Besides developing the gel itself, the company has also been working of various methods by which the gel can be added to a water stream. Depending on the type of fire being fought, the gel is added to about one to five per cent of the overall water being used. According to Emmons, testing has shown that, for a typical fire, the gel reduces the amount of water used by about 60 per cent; it also takes about half the time to knock down a fire than using water alone.

“We’re putting together a training program, because gels are different, and there are different tactics involved,” Emmons adds. “The better the tactics, the more efficient the firefighters can be (using) the product.”

The company has been busy on the trade show circuit, and now has distributors in place in northern Ontario, BC, Alberta, Atlantic Canada and Europe. The company is close to similar distribution deals in the United States.
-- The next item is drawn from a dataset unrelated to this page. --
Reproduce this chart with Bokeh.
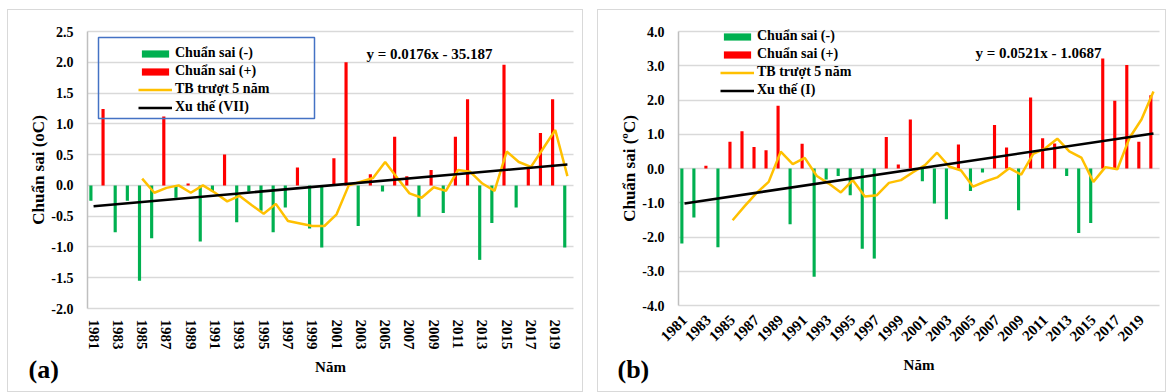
import math
from bokeh.plotting import figure
from bokeh.models import (FixedTicker, NumeralTickFormatter, Legend, LegendItem,
                          Label, BoxAnnotation, Range1d)
from bokeh.layouts import row
from bokeh.embed import file_html
from bokeh.resources import INLINE

# ---------------- data ----------------
years = list(range(1981, 2021))
tick_years = list(range(1981, 2020, 2))
ma_years = list(range(1985, 2021))

# panel (a) anomalies (oC)
anom_a = [-0.25, 1.24, -0.76, -0.25, -1.55, -0.86, 1.12, -0.20, 0.03, -0.91,
          -0.10, 0.50, -0.60, -0.10, -0.41, -0.76, -0.36, 0.29, -0.70, -1.01,
          0.44, 2.00, -0.66, 0.18, -0.10, 0.79, 0.15, -0.51, 0.25, -0.45,
          0.79, 1.40, -1.21, -0.61, 1.96, -0.36, 0.28, 0.85, 1.40, -1.01]
ma_a = [0.11, -0.12, -0.04, 0.00, -0.12, 0.00, -0.12, -0.26, -0.17, -0.32,
        -0.46, -0.30, -0.58, -0.62, -0.66, -0.66, -0.47, 0.00, 0.06, 0.12,
        0.38, 0.12, -0.13, -0.20, -0.03, -0.09, 0.25, 0.22, 0.03, -0.09,
        0.55, 0.38, 0.30, 0.60, 0.90, 0.15]
trend_a_years = [1981, 2020]
trend_a = [-0.34, 0.34]
eq_a = "y = 0.0176x - 35.187"

# panel (b) anomalies (ºC)
anom_b = [-2.19, -1.43, 0.08, -2.30, 0.78, 1.09, 0.63, 0.53, 1.83, -1.63,
          0.72, -3.16, -0.32, -0.22, -0.78, -2.34, -2.63, 0.92, 0.12, 1.43,
          -0.37, -1.02, -1.48, 0.70, -0.66, -0.12, 1.27, 0.61, -1.22, 2.07,
          0.88, 0.73, -0.22, -1.88, -1.59, 3.21, 1.98, 3.02, 0.78, 2.14]
ma_b = [-1.51, -1.10, -0.71, -0.39, 0.49, 0.13, 0.31, -0.22, -0.44, -0.70,
        -0.34, -0.82, -0.78, -0.42, -0.34, -0.11, 0.10, 0.46, 0.06, -0.06,
        -0.53, -0.38, -0.26, 0.01, -0.18, 0.43, 0.59, 0.87, 0.50, 0.32,
        -0.39, 0.04, -0.02, 0.89, 1.43, 2.25]
trend_b_years = [1981, 2020]
trend_b = [-1.02, 1.02]
eq_b = "y = 0.0521x - 1.0687"

yticks_a = [-2.0, -1.5, -1.0, -0.5, 0.0, 0.5, 1.0, 1.5, 2.0, 2.5]
yticks_b = [-4.0, -3.0, -2.0, -1.0, 0.0, 1.0, 2.0, 3.0, 4.0]

labels_a = ["Chuẩn sai (-)", "Chuẩn sai (+)", "TB trượt 5 năm", "Xu thế (VII)"]
labels_b = ["Chuẩn sai (-)", "Chuẩn sai (+)", "TB trượt 5 năm", "Xu thế (I)"]

FONT = "Liberation Serif"
GREEN = "#00b050"
RED = "#ff0000"
YELLOW = "#ffc000"
BAR_SHIFT = -0.22
X0, X1 = 1980.5, 2020.5      # category band edges
H = 383                      # canvas height of each panel


def make_panel(anom, ma, t_years, trend, yticks, ylabel, labels, eq, tag,
               width, plot_l, plot_r, plot_t, plot_b,
               orient, lab_standoff, xlab_standoff, leg_loc, eq_pos, tag_pos,
               box=None):
    # the frame covers the whole canvas; axes are drawn at fixed locations so
    # that every annotation (legend, panel tag) can sit anywhere un-clipped.
    xppu = (plot_r - plot_l) / (X1 - X0)
    yppu = (plot_b - plot_t) / (yticks[-1] - yticks[0])
    xr = Range1d(X0 - plot_l / xppu, X1 + (width - plot_r) / xppu)
    yr = Range1d(yticks[0] - (H - plot_b) / yppu, yticks[-1] + plot_t / yppu)

    p = figure(width=width, height=H, output_backend="svg",
               toolbar_location=None, x_range=xr, y_range=yr, min_border=0)
    p.outline_line_color = None
    p.background_fill_color = "white"
    p.border_fill_color = "white"

    p.xgrid.visible = False
    grid = p.ygrid[0]
    if "cross_bounds" in grid.properties():
        grid.ticker = FixedTicker(ticks=yticks)
        grid.cross_bounds = (X0, X1)
        grid.grid_line_color = "#d9d9d9"
        grid.grid_line_width = 1.5
    else:
        grid.visible = False
        p.segment(x0=[X0] * len(yticks), x1=[X1] * len(yticks), y0=yticks, y1=yticks,
                  line_color="#d9d9d9", line_width=1.5, level="underlay")

    p.yaxis.fixed_location = X0
    p.yaxis.ticker = FixedTicker(ticks=yticks)
    p.yaxis.bounds = (yticks[0], yticks[-1])
    p.yaxis.formatter = NumeralTickFormatter(format="0.0")
    p.yaxis.axis_line_color = "#bfbfbf"
    p.yaxis.axis_line_width = 1.5
    p.yaxis.major_tick_line_color = None
    p.yaxis.minor_tick_line_color = None
    p.yaxis.major_label_text_font = FONT
    p.yaxis.major_label_text_font_style = "bold"
    p.yaxis.major_label_text_font_size = "14px"
    p.yaxis.major_label_text_color = "black"
    p.yaxis.major_label_standoff = 8
    p.yaxis.axis_label = ylabel
    p.yaxis.axis_label_text_font = FONT
    p.yaxis.axis_label_text_font_style = "bold"
    p.yaxis.axis_label_text_font_size = "17px"
    p.yaxis.axis_label_text_color = "black"
    p.yaxis.axis_label_standoff = 0

    p.xaxis.fixed_location = yticks[0]
    p.xaxis.bounds = (X0, X1)
    p.xaxis.ticker = FixedTicker(ticks=tick_years)
    p.xaxis.axis_line_color = None
    p.xaxis.major_tick_line_color = None
    p.xaxis.minor_tick_line_color = None
    p.xaxis.major_label_orientation = orient
    p.xaxis.major_label_text_font = FONT
    p.xaxis.major_label_text_font_style = "bold"
    p.xaxis.major_label_text_font_size = "15px"
    p.xaxis.major_label_text_color = "black"
    p.xaxis.major_label_standoff = lab_standoff
    p.xaxis.axis_label = "Năm"
    p.xaxis.axis_label_text_font = FONT
    p.xaxis.axis_label_text_font_style = "bold"
    p.xaxis.axis_label_text_font_size = "15px"
    p.xaxis.axis_label_text_color = "black"
    p.xaxis.axis_label_standoff = xlab_standoff

    neg_x = [y + BAR_SHIFT for y, v in zip(years, anom) if v < 0]
    neg_v = [v for v in anom if v < 0]
    pos_x = [y + BAR_SHIFT for y, v in zip(years, anom) if v >= 0]
    pos_v = [v for v in anom if v >= 0]

    r_neg = p.vbar(x=neg_x, top=neg_v, bottom=0, width=0.26,
                   fill_color=GREEN, line_color=None)
    r_pos = p.vbar(x=pos_x, top=pos_v, bottom=0, width=0.26,
                   fill_color=RED, line_color=None)
    r_ma = p.line(ma_years, ma, line_color=YELLOW, line_width=2.5)
    r_tr = p.line(t_years, trend, line_color="black", line_width=2.6)

    legend = Legend(items=[LegendItem(label=labels[0], renderers=[r_neg]),
                           LegendItem(label=labels[1], renderers=[r_pos]),
                           LegendItem(label=labels[2], renderers=[r_ma]),
                           LegendItem(label=labels[3], renderers=[r_tr])],
                    location=leg_loc, border_line_color=None,
                    background_fill_alpha=0, padding=0, spacing=0, margin=0,
                    label_height=18, glyph_width=34, glyph_height=9,
                    label_standoff=3,
                    label_text_font=FONT, label_text_font_style="bold",
                    label_text_font_size="14px", label_text_color="black")
    p.add_layout(legend)

    if box is not None:
        p.add_layout(BoxAnnotation(left=box[0], right=box[1], bottom=box[2], top=box[3],
                                   left_units="screen", right_units="screen",
                                   bottom_units="screen", top_units="screen",
                                   fill_color=None, fill_alpha=0,
                                   line_color="#4472c4", line_alpha=1.0,
                                   line_width=1.5))

    p.add_layout(Label(x=eq_pos[0], y=eq_pos[1], x_units="screen", y_units="screen",
                       text=eq, text_align="center", text_baseline="middle",
                       text_font=FONT, text_font_style="bold", text_font_size="15px",
                       text_color="black"))
    p.add_layout(Label(x=tag_pos[0], y=tag_pos[1], x_units="screen", y_units="screen",
                       text=tag, text_align="left", text_baseline="middle",
                       text_font=FONT, text_font_style="bold", text_font_size="26px",
                       text_color="black"))

    p.styles = {"border": "1px solid #d9d9d9", "box-sizing": "border-box"}
    return p


# canvas of (a) starts at page (7, 9); plot band x 86..572, y 30..307 (page)
pa = make_panel(anom_a, ma_a, trend_a_years, trend_a, yticks_a, "Chuẩn sai (oC)",
                labels_a, eq_a, "(a)", 576, 79, 565, 21, 298,
                "vertical", 5, 6, (130, 277), (421, 340), (20, 24),
                box=(90, 306, 275, 356))
# canvas of (b) starts at page (597, 9); plot band x 677..1158, y 30..304 (page)
pb = make_panel(anom_b, ma_b, trend_b_years, trend_b, yticks_b, "Chuẩn sai (ºC)",
                labels_b, eq_b, "(b)", 569, 80, 561, 21, 295,
                math.pi / 4, 6, 8, (122, 294), (440, 341), (19, 24))
pa.margin = (9, 0, 0, 7)
pb.margin = (9, 0, 0, 14)

p = row(pa, pb)
open("out.html", "w").write(file_html(p, INLINE))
The first fire department with the gel ‘on board’ is Stone Mills, where Emmons is a volunteer firefighter. As of last Thursday, the fire department hasn’t had the opportunity to use the gel in the field.

The other challenge, said Resendes, has been coming up with the capital to get the product to market. “When you get to the point where you’re ready to not only enter the market but start developing a presence in that marketplace, it takes a lot of (resources) to do that,” he says. “There is a lot of travel, there is a lot of up-front expenses and a lot of working capital needed. We were able to close on a really successful round, first tranche of financing, and we’re just in the midst of a second tranche of financing which will close at the end of June.”

It’s all moving faster than expected, he adds. “We had no immediate plans to do another tranche this soon, but with the frenzy of interest and activity, we just had to bring more resources on board,” he said.